Anticipated UK requirement: Expansion of VRP (Variable Recurring Payments) beyond non-sweeping initially to low risk use cases – regulated financial services, regulated utilities and government this leave the opportunity of the experience of the UK to support the U.S.?

Divided By A Common Language 

The U.S. and the UK, so similar in many technical aspects of their Open Banking APIs, are made utterly dissimilar through their drivers and culture.

On the drivers – Open Finance has existed in the U.S. since the 1990s with ‘screen-scraping’.

As a data provider such as a bank, the operational cost and risk associated with customers providing third parties with their log on credentials with a purported one third of all online banking traffic being generated by those scraping the data is not an insubstantial factor and the ability for third parties to use log on credentials has stymied the ability for banks to move to biometrics. This acts as a carrot to adopt API based standards. The stick comes from the Dodd-Frank Act.

Where does this leave us? The UK has experienced growth in Open Banking payments, the CFPB rules don’t fully cover the requirement to the level of the UK and the UK is likely to move further ahead in terms of Open Banking payments.

The CFPB is constrained by the original 1033 requirements which were for financial services, however, the ability for Open Data cross industry is the U.S.’ competitive edge – have they missed a trick or does this present a massive opportunity at scale?

While the debate has continued since the publication of the principles in 2017 about what this really means for banks and other data providers on requirement to provide Open Banking data it has provided the threat of regulatory intervention.

In turn the central entities differ. Started in 2015, FDX in the U.S. saw the importance of having not only fintechs who wanted to use the raw data but in having data providers who wish to provide the data.

FDX says it “is dedicated to unifying the financial industry around a common standard for the secure and convenient access of permissioned consumer and business financial data” and should be heralded for the intrinsic role it has played in the success of Open Banking in the U.S.

Through its leadership, which includes representation from across the market and a two thirds majority before it does anything, it has built common standards for the industry. Not only for accounts and transactions but for tax, money movement, investments and pensions, fraud signals, student loans and colleges – in fact all areas where their members have demand.

It is unsurprising therefore that the U.S. has a breadth of use cases. Data on checking and credit card accounts fit the commercial drivers and pending legislation. Home loans and auto loans are welcomed by data providers as a way of reducing risk. Corporate treasury such as using APIs to upload information to SAP or Salesforce rather than rely on the CSV files is being monetised.

It also means the U.S. has a nimble model. FDX has consciously set itself up to be welcoming. It releases APIs twice a year, is constantly innovating and offers full local sovereignty giving the right to ratify a change to the specifications such as the ability for Canada to charge for APIs.
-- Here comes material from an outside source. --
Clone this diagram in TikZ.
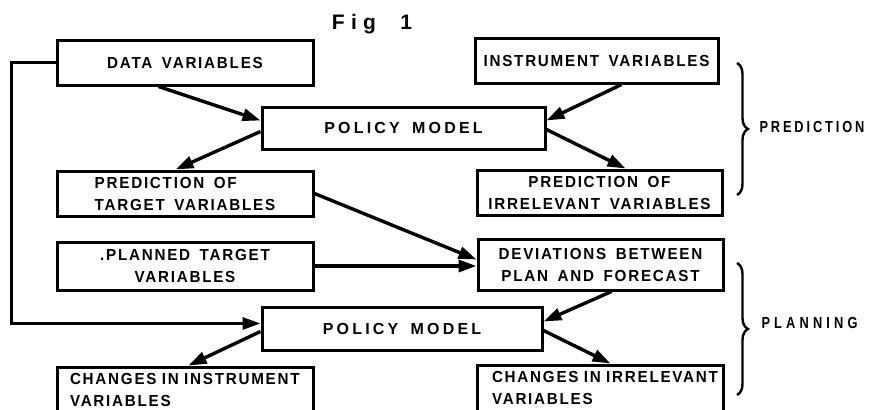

Open Banking can help banks innovate to improve products and services for their customers, but for banks to benefit from these opportunities, there are several technology challenges they must first overcome. Top of that list is data privacy and ensuring their customers’ financial data is kept safe and secure.

In conclusion, for UK-based Open Banking providers the U.S. market is a matter of “if,” not “when.”

However, there is still much to be done in Europe following the launch of PSD3 and some barriers remain. While 1033 is an exciting shift forward for U.S. Open Banking, the regulation currently lacks clarity.. One thing is clear – 1033 will simplify access to data and bring much needed standardisation.